Poidevin explains how that relates to a bike team.
“After races we always have a debrief so we’ll talk about the positive things that happened in the race, maybe something we improved on from the last race, or maybe we communicated really well as a team or made good decisions. Then if the result wasn’t what we were aiming for, what caused that, or how can we improve on that next time?”
While Oronte adds.
“When I look back on a performance and I assess what could have been different, I just don’t want one of those things to have been effort. As long as I gave my whole effort, I’m happy.”
It is all too easy to become over-focused on the overall goal; the weight you want to be, the marathon you want to run in a certain time, or – in the case of pro cyclists – the race you want to perform well at.

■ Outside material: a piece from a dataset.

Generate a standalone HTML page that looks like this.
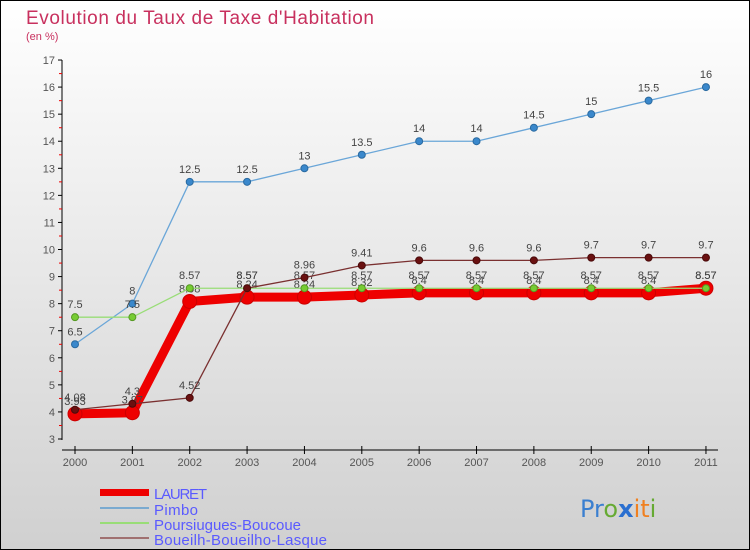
<!DOCTYPE html>
<html><head><meta charset="utf-8"><style>
body{margin:0}
svg{display:block;font-family:"Liberation Sans",sans-serif}
</style></head><body>
<svg width="750" height="550" viewBox="0 0 750 550">
<defs><linearGradient id="bg" x1="0" y1="0" x2="0" y2="1"><stop offset="0" stop-color="#ffffff"/><stop offset="1" stop-color="#d0d0d0"/></linearGradient></defs>
<rect x="0.5" y="0.5" width="749" height="549" fill="url(#bg)" stroke="#000"/>
<text x="26" y="24" font-size="19" fill="#c8305e" textLength="348">Evolution du Taux de Taxe d'Habitation</text>
<text x="26" y="40" font-size="11" fill="#c8305e">(en %)</text>
<g id="axes"></g><g id="series"></g>
<g>
<rect x="100" y="489" width="49" height="7" fill="#e00"/>
<text x="154" y="499" font-size="15" fill="#5a5aff" textLength="53">LAURET</text>
<line x1="100" y1="508" x2="149" y2="508" stroke="#7aaad0" stroke-width="2"/>
<text x="154" y="515" font-size="15" fill="#5a5aff" textLength="44">Pimbo</text>
<line x1="100" y1="523" x2="149" y2="523" stroke="#99dd77" stroke-width="2"/>
<text x="154" y="530" font-size="15" fill="#5a5aff" textLength="147">Poursiugues-Boucoue</text>
<line x1="100" y1="538" x2="149" y2="538" stroke="#a07070" stroke-width="2"/>
<text x="154" y="545" font-size="15" fill="#5a5aff" textLength="173">Boueilh-Boueilho-Lasque</text>
</g>
<text x="580" y="517" font-size="24" font-family="'DejaVu Sans',sans-serif"><tspan fill="#3a7fd0">Pr</tspan><tspan fill="#66aa33">o</tspan><tspan fill="#2a6fd0" font-weight="bold">x</tspan><tspan fill="#f08020">it</tspan><tspan fill="#66aa33">i</tspan></text>
</svg>
<script>
const years=["2000","2001","2002","2003","2004","2005","2006","2007","2008","2009","2010","2011"];
const yTicks=[3,4,5,6,7,8,9,10,11,12,13,14,15,16,17];
const lauret=[3.93,3.97,8.08,8.24,8.24,8.32,8.4,8.4,8.4,8.4,8.4,8.57];
const pimbo=[6.5,8,12.5,12.5,13,13.5,14,14,14.5,15,15.5,16];
const pours=[7.5,7.5,8.57,8.57,8.57,8.57,8.57,8.57,8.57,8.57,8.57,8.57];
const boueilh=[4.08,4.3,4.52,8.57,8.96,9.41,9.6,9.6,9.6,9.7,9.7,9.7];
const NS="http://www.w3.org/2000/svg";
const X=i=>75+i*57.36, Y=v=>439-(v-3)*27.07;
function mk(t,a,p){const e=document.createElementNS(NS,t);for(const k in a)e.setAttribute(k,a[k]);p.appendChild(e);return e;}
const ax=document.getElementById('axes');
const ya=mk('line',{x1:62,y1:60,x2:62,y2:440,stroke:'#000'},ax);


const xa=mk('line',{x1:62,y1:450,x2:718,y2:450,stroke:'#000'},ax);


yTicks.forEach(v=>{const y=Y(v);mk('line',{x1:58,y1:y,x2:62,y2:y,stroke:'#000'},ax);
if(v<17)mk('line',{x1:59,y1:y-13.5,x2:62,y2:y-13.5,stroke:'#e00'},ax);
const t=mk('text',{x:55,y:y+4,'font-size':11,'text-anchor':'end',fill:'#555'},ax);t.textContent=v;

});
years.forEach((yr,i)=>{const x=X(i);mk('line',{x1:x,y1:446,x2:x,y2:454,stroke:'#000'},ax);
const t=mk('text',{x:x,y:466,'font-size':11,'text-anchor':'middle',fill:'#555'},ax);t.textContent=yr;

});
const sg=document.getElementById('series');
function draw(d,name,col,w,r,fill,stroke){const g=mk('g',{},sg);


mk('polyline',{points:d.map((v,i)=>X(i)+','+Y(v)).join(' '),fill:'none',stroke:col,'stroke-width':w,'stroke-linejoin':'round'},g);
d.forEach((v,i)=>{mk('circle',{cx:X(i),cy:Y(v),r:r,fill:fill,stroke:stroke,'stroke-width':1},g);
const t=mk('text',{x:X(i),y:Y(v)-9,'font-size':11,'text-anchor':'middle',fill:'#444'},g);t.textContent=v;});}
draw(lauret,'series-lauret','#e00',9,7,'#e00','#c00');
draw(pimbo,'series-pimbo','#6aa6d8',1.3,3.5,'#3a88cc','#2a6aa0');
draw(pours,'series-poursiugues','#99dd77',1.3,3.5,'#77cc33','#559922');
draw(boueilh,'series-boueilh','#7a3030',1.3,3.5,'#6a1010','#4a0a0a');
</script>
</body></html>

However, along the path to that end goal, there will be difficult days, setbacks and other obstacles, and it’s how you respond to those that ultimately determine your success.

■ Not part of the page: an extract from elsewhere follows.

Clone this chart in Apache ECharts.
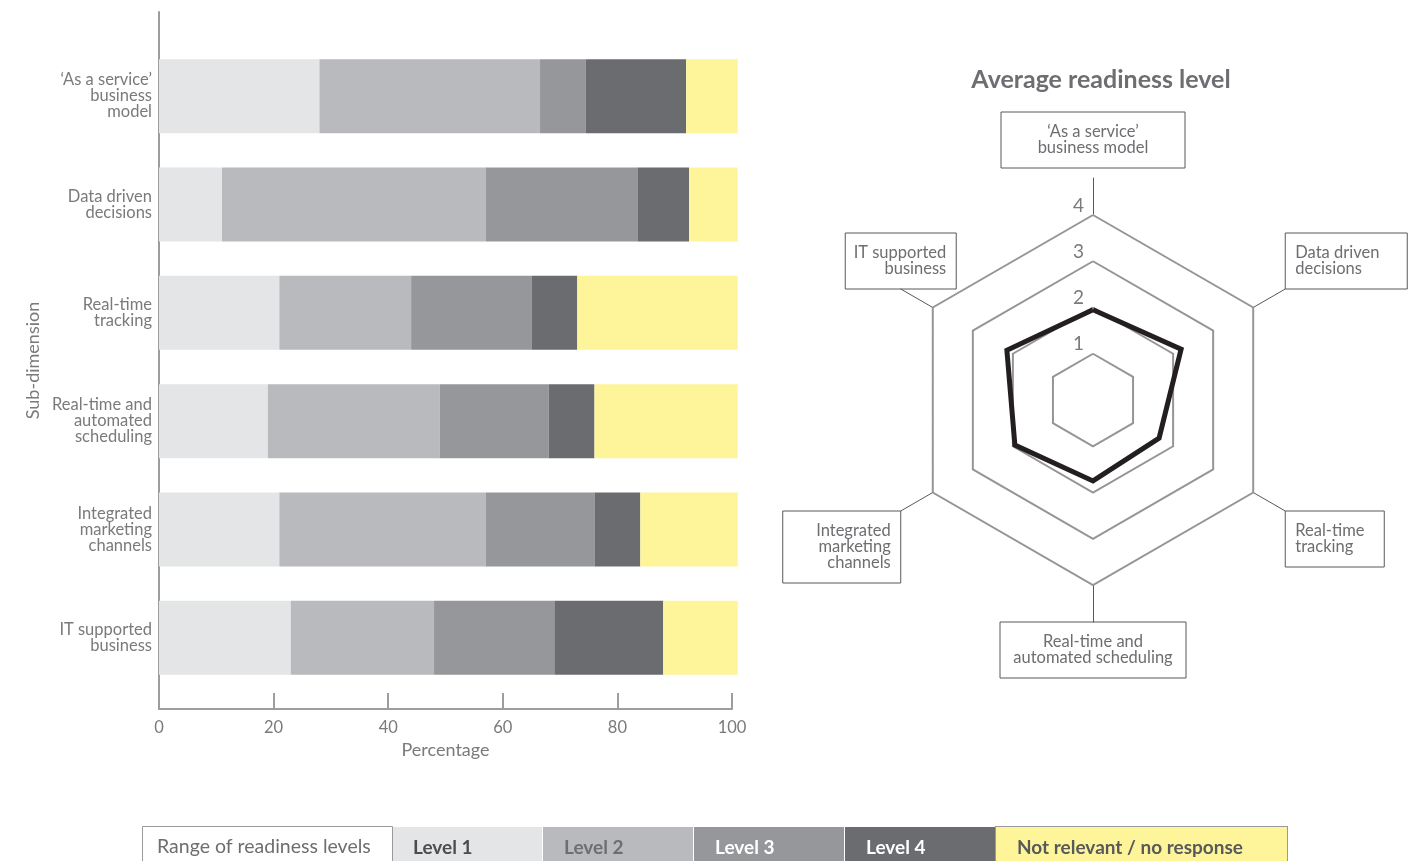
<!DOCTYPE html>
<html>
<head>
<meta charset="utf-8">
<title>Readiness levels by sub-dimension</title>
<script src="https://cdn.jsdelivr.net/npm/echarts@6/dist/echarts.min.js"></script>
<style>
  html, body { margin: 0; padding: 0; background: #ffffff; }
  #chart { width: 1420px; height: 861px; }
</style>
</head>
<body>
<div id="chart"></div>
<script>
// Sub-dimensions, top to bottom in the bar chart
const subDimensions = [
  '\u2018As a service\u2019\nbusiness\nmodel',
  'Data driven\ndecisions',
  'Real-time\ntracking',
  'Real-time and\nautomated\nscheduling',
  'Integrated\nmarketing\nchannels',
  'IT supported\nbusiness'
];
// Same sub-dimensions, wrapped for the radar boxes
const radarNames = [
  '\u2018As a service\u2019\nbusiness model',
  'Data driven\ndecisions',
  'Real-time\ntracking',
  'Real-time and\nautomated scheduling',
  'Integrated\nmarketing\nchannels',
  'IT supported\nbusiness'
];

// Share of respondents (%) at each readiness level, per sub-dimension
const level1 = [28, 11, 21, 19, 21, 23];
const level2 = [38.5, 46, 23, 30, 36, 25];
const level3 = [8, 26.5, 21, 19, 19, 21];
const level4 = [17.5, 9, 8, 8, 8, 19];
const notRelevant = [9, 8.5, 28, 25, 17, 13];

// Average readiness level (1-4), per sub-dimension
const averageReadiness = [1.95, 2.2, 1.65, 1.75, 1.95, 2.15];

const percentTicks = [0, 20, 40, 60, 80, 100];
const levelTicks = [1, 2, 3, 4];

const levelNames = ['Level 1', 'Level 2', 'Level 3', 'Level 4', 'Not relevant / no response'];
const levelColors = ['#e4e5e6', '#b9babd', '#96979a', '#6b6c70', '#fef59b'];
const legendTextColors = ['#4d4d4f', '#6d6e71', '#ffffff', '#ffffff', '#58595b'];
const levelValues = [level1, level2, level3, level4, notRelevant];

const FONT = 'Lato, "Open Sans", sans-serif';
const AXIS_GREY = '#9d9d9f';
const TEXT_GREY = '#7a7a7c';

// Radar indicators run counter-clockwise from the top; the sub-dimensions go clockwise
const radarOrder = [0, 5, 4, 3, 2, 1];

// Box layout of each radar name, in sub-dimension order
const nameBoxWidth = [164, 102, 79, 166, 98, 91];
const nameBoxAlign = ['center', 'left', 'left', 'center', 'right', 'right'];
const nameBoxAnchor = [null, 'left', 'left', null, 'right', 'center'];
const nameBoxVAlign = [null, 'bottom', 'top', null, 'top', 'bottom'];
const nameBoxGap = [10, 0, 0, 0, 0, 0];

const NAME_FONT = 16.5;
const nameRich = {};
radarNames.forEach((n, k) => {
  nameRich['n' + k] = {
    width: nameBoxWidth[k],
    align: nameBoxAlign[k],
    fontFamily: FONT,
    fontSize: NAME_FONT,
    lineHeight: 16,
    color: '#6d6e71'
  };
});

const chart = echarts.init(document.getElementById('chart'), null, { renderer: 'canvas' });

const barSeries = levelNames.map((name, i) => ({
  name: name,
  type: 'bar',
  stack: 'share',
  xAxisIndex: 0,
  yAxisIndex: 0,
  barWidth: 74,
  clip: false,
  itemStyle: { color: levelColors[i] },
  emphasis: { disabled: true },
  data: levelValues[i]
}));

const option = {
  backgroundColor: '#ffffff',
  animation: false,
  textStyle: { fontFamily: FONT },
  title: [
    {
      text: 'Average readiness level',
      left: 1096,
      top: 62,
      textAlign: 'center',
      textStyle: { fontFamily: FONT, fontSize: 25, fontWeight: 'bold', color: '#6d6e71' }
    },
    {
      text: 'Range of readiness levels',
      left: 142,
      top: 826,
      padding: [10, 0, 10, 15],
      borderColor: '#9a9a9c',
      borderWidth: 1,
      textStyle: { fontFamily: FONT, fontSize: 19.5, fontWeight: 'normal', color: '#6d6e71', width: 236, lineHeight: 22 }
    }
  ],
  legend: {
    left: 387,
    top: 826,
    padding: 0,
    itemGap: -6,
    itemWidth: 0,
    itemHeight: 0,
    icon: 'rect',
    selectedMode: false,
    data: levelNames.map((name, i) => ({
      name: name,
      textStyle: {
        fontFamily: FONT,
        fontSize: 19,
        fontWeight: 'bold',
        color: legendTextColors[i],
        backgroundColor: levelColors[i],
        borderColor: i === levelNames.length - 1 ? '#9a9a9c' : '#ffffff',
        borderWidth: 1,
        width: i === levelNames.length - 1 ? 270 : 130,
        lineHeight: 22,
        padding: [10, 0, 10, 21]
      }
    }))
  },
  grid: [
    { left: 159, right: 688, top: 42, bottom: 169 },
    { left: 159, right: 688, top: 12, bottom: 152 }
  ],
  xAxis: [
    { gridIndex: 0, type: 'value', min: 0, max: 100, show: false },
    {
      gridIndex: 1,
      type: 'value',
      min: percentTicks[0],
      max: percentTicks[percentTicks.length - 1],
      interval: percentTicks[1] - percentTicks[0],
      name: 'Percentage',
      nameLocation: 'middle',
      nameGap: 31,
      nameTextStyle: { fontFamily: FONT, fontSize: 18, color: TEXT_GREY },
      axisLine: { show: true, lineStyle: { color: AXIS_GREY, width: 2 } },
      axisTick: { show: true, inside: true, length: 16, lineStyle: { color: AXIS_GREY, width: 2 } },
      axisLabel: { margin: 10, fontFamily: FONT, fontSize: 16.5, color: TEXT_GREY },
      splitLine: { show: false }
    }
  ],
  yAxis: [
    {
      gridIndex: 0,
      type: 'category',
      inverse: true,
      data: subDimensions,
      axisLine: { show: false },
      axisTick: { show: false },
      axisLabel: {
        margin: 7, fontFamily: FONT, fontSize: 16.5, lineHeight: 16, color: TEXT_GREY, align: 'right'
      },
      splitLine: { show: false }
    },
    {
      gridIndex: 1,
      type: 'value',
      min: 0,
      max: 1,
      name: 'Sub-dimension',
      nameLocation: 'middle',
      nameGap: 117,
      nameTextStyle: { fontFamily: FONT, fontSize: 18, color: TEXT_GREY },
      axisLine: { show: true, lineStyle: { color: AXIS_GREY, width: 2 } },
      axisTick: { show: false },
      axisLabel: { show: false },
      splitLine: { show: false }
    }
  ],
  radar: [
    // Outer frame: leader lines out to the boxed sub-dimension names
    {
      center: [1093, 400],
      radius: 222,
      startAngle: 90,
      shape: 'polygon',
      splitNumber: 4,
      nameGap: 0,
      indicator: radarOrder.map(k => {
        const ind = { name: radarNames[k], max: 4, min: 0, nameGap: nameBoxGap[k] };
        if (nameBoxVAlign[k]) {
          ind.nameTextStyle = { verticalAlign: nameBoxVAlign[k], align: nameBoxAnchor[k] };
        }
        return ind;
      }),
      axisName: {
        fontFamily: FONT,
        fontSize: NAME_FONT,
        lineHeight: 16,
        color: '#6d6e71',
        borderColor: '#58595b',
        borderWidth: 1,
        padding: [12, 10],
        formatter: (name) => {
          const k = radarNames.indexOf(name);
          return name.split('\n').map(line => '{n' + k + '|' + line + '}').join('\n');
        },
        rich: nameRich
      },
      // only the stretch outside the rings is drawn
      axisLine: { show: true, lineStyle: { color: '#58595b', width: 1, type: [100, 186], dashOffset: 100 } },
      axisTick: { show: false },
      axisLabel: { show: false },
      splitLine: { show: false },
      splitArea: { show: false }
    },
    // Inner frame: readiness rings 1-4
    {
      center: [1093, 400],
      radius: 185,
      startAngle: 90,
      shape: 'polygon',
      splitNumber: levelTicks.length,
      indicator: radarOrder.map((k, i) => (i === 0
        ? { name: '', max: levelTicks[levelTicks.length - 1], min: 0, axisLabel: { show: true } }
        : { name: '', max: levelTicks[levelTicks.length - 1], min: 0 })),
      axisName: { show: false },
      axisLine: { show: false },
      axisTick: { show: false },
      axisLabel: {
        show: false,
        showMinLabel: false,
        margin: 9,
        verticalAlign: 'bottom',
        fontFamily: FONT,
        fontSize: 19,
        color: '#7a7a7c'
      },
      splitLine: { show: true, lineStyle: { color: '#959597', width: 2 } },
      splitArea: { show: false }
    }
  ],
  series: barSeries.concat([
    {
      name: 'Average readiness level',
      type: 'radar',
      radarIndex: 1,
      z: 5,
      symbol: 'none',
      silent: true,
      lineStyle: { color: '#231f20', width: 5, join: 'miter' },
      areaStyle: { opacity: 0 },
      data: [{ value: radarOrder.map(k => averageReadiness[k]) }]
    }
  ])
};

chart.setOption(option);
</script>
</body>
</html>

“There are days where it’s really hard, I tend to default back to ‘OK, what sort of effort can you put out today’? Because I know it’s not going to be a record-setting day. I often call those ‘character days’, because when things are hard, that’s where the character comes out.”
Coté adds that the incremental smaller goals we set ourselves soon add up – and are much healthier for us too.
“It can become as small as the last 30 seconds of one single interval in a 10- or 12-interval session. You can’t live every day as if you’re at the World Championships and trying to win the race. You can’t sustain that! You need to trust in your training program, and just finish that particular effort with X amount of watts. You don’t always need to be thinking super far ahead.”
While Coté doesn’t have to look far for an example of goal-setting in action.
“My dad is a great example. He sets himself a weekly goal of distance to ride on the trainer in a week. If he has a super-busy week, then by Sunday he might have 100km left to do, and he does the whole 100km. If he didn’t have that overall goal, he might just do 50km on that Sunday – he would use the excuse that he’d had a long week or whatever. But if he has 100km to his goal, that’s how much he’s gonna ride.”
Summarizing his own approach, Oronte says.
“I’m really into daily goals. I think that’s where the battles are won, the day to day stuff. I always tell myself that success is a habit, and habits tend to be the things you do more frequently.”